If you were claiming you would have to provide evidence for your circumstances. If there is a house purchase lined up (i.e., you are not just thinking of perhaps doing one in the future, but there is actually a deal being done) that will not be a problem as you will have plenty of documentation to prove it - memorandum of sale from the estate agents, surveys, draft contracts etc etc.

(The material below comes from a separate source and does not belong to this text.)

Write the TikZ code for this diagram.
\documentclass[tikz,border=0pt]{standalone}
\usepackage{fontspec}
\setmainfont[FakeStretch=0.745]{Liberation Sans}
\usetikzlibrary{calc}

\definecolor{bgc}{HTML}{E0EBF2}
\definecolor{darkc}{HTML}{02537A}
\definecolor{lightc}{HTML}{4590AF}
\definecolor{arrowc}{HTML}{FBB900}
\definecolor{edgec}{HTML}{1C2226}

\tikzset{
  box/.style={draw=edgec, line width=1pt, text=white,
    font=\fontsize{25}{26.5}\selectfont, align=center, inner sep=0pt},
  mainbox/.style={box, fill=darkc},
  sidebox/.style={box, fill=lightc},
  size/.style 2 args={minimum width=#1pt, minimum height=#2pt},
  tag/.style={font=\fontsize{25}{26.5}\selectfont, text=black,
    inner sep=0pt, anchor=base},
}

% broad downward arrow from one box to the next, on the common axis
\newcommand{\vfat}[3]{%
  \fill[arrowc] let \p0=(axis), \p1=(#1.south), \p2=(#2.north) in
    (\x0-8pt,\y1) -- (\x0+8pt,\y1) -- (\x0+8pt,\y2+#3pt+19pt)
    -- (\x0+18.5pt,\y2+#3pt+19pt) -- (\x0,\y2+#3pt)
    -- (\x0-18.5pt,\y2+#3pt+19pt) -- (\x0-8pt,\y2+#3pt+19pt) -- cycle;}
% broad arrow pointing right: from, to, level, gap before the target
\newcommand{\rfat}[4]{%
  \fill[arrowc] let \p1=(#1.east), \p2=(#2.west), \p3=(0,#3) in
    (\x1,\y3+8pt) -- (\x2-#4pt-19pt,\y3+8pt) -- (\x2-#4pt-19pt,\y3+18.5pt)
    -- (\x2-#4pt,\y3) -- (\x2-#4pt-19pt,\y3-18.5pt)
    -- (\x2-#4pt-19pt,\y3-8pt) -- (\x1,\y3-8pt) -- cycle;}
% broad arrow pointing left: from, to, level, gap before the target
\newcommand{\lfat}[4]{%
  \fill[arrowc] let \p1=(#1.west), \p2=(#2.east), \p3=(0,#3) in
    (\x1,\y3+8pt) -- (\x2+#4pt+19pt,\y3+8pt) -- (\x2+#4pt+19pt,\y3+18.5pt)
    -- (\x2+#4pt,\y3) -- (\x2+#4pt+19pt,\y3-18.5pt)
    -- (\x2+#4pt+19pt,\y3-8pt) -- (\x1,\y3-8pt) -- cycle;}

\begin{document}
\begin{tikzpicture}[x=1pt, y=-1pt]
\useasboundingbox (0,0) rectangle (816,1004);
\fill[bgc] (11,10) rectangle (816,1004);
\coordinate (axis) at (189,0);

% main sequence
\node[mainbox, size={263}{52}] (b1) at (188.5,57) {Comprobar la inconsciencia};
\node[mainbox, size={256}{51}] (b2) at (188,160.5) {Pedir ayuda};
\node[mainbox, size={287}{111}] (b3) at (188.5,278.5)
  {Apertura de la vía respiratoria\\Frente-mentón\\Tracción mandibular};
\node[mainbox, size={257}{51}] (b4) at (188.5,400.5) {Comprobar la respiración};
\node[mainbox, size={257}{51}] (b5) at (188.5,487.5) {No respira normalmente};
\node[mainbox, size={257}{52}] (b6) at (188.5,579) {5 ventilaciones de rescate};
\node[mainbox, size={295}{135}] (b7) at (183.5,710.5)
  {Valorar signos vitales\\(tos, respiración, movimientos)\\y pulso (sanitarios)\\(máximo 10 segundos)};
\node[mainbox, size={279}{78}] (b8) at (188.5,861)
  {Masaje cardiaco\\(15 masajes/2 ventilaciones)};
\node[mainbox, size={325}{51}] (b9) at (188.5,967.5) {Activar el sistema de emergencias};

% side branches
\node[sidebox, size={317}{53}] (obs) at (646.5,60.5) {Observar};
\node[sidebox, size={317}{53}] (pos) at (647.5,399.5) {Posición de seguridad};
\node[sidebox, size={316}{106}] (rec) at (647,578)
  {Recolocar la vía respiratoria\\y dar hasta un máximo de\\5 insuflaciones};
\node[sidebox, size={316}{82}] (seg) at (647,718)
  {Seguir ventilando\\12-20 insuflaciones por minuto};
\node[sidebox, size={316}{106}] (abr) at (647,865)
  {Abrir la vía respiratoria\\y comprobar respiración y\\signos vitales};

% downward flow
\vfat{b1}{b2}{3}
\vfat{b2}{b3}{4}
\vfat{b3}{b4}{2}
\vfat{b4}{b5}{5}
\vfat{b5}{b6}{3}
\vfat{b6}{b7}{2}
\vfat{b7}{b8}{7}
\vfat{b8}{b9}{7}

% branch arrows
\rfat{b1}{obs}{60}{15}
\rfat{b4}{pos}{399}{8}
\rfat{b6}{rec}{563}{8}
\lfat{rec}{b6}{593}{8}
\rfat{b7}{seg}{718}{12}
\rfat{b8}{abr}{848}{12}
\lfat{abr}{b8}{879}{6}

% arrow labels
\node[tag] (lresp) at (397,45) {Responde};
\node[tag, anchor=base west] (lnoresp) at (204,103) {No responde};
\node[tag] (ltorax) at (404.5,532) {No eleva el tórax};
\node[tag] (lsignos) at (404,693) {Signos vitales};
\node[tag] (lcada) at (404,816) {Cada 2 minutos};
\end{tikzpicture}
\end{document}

So, assuming the amount required is sub- £1 million, you can put all your money in one place and then do one big CHAPS transfer to move it to the solicitor on one day, for one nominal fee from your bank for doing it. Or if you are happy to spend several days doing it you could use the 'faster payments' system to move the money into your solicitor's client money account over an extended period of time, which is usually free, but you are limited in how much you can move per day and it can take up to the end of the next business day to execute each one of the multiple transfers required. Functionally - whether the money is pooled in the solicitor's client money account at ABC bank or in your bank account with Santander - it is all still your money at all times, and is never the solicitor's money, which is the basis on which compensation can be made to you as an indvidual.given that all these items appear to relate to sums received from other parties
Per the EU's deposit guarantee directive, a `deposit` means a credit balance which results from funds left in an account or from temporary situations deriving from normal banking transactions and which a credit institution is required to repay under the legal and contractual conditions applicable ; one of the situations which the UK has to cover for temporary short term situations under the EU's deposits guarantees directive is 'deposits resulting from real estate transactions relating to private residential properties'; the UK had some scope to set rules about the maximum size of temp balance and the max duration and settled on £1m and 6 months. The FSCS FAQ on temp high balances refers to 'Sums paid to the depositor in respect of real estate transactions (property purchase, sale proceeds, equity release) relating to a depositor's main or only residence'.
In OP's case it is not sale proceeds but property purchase, but both are mentioned separately on the FAQ (and the list is in any case a non-exhaustive list of examples). If OP moves his Tesco and Charter money to Santander as part of a chain of casflows for the purpose of buying his residential property, then from Santander's perspective there is £160k received by the depositor's bank account in connection with the purchase.
A short while later he moves it to the solicitor so that the solicitor is in cleared funds ahead of needing to pay it over at exchange deposit or completion. At that point there is again £160k received by the depoistor's bank account (albeit held by solicitor as nominee) and it might be with a different bank if the solicitor doesn't bank with Santander.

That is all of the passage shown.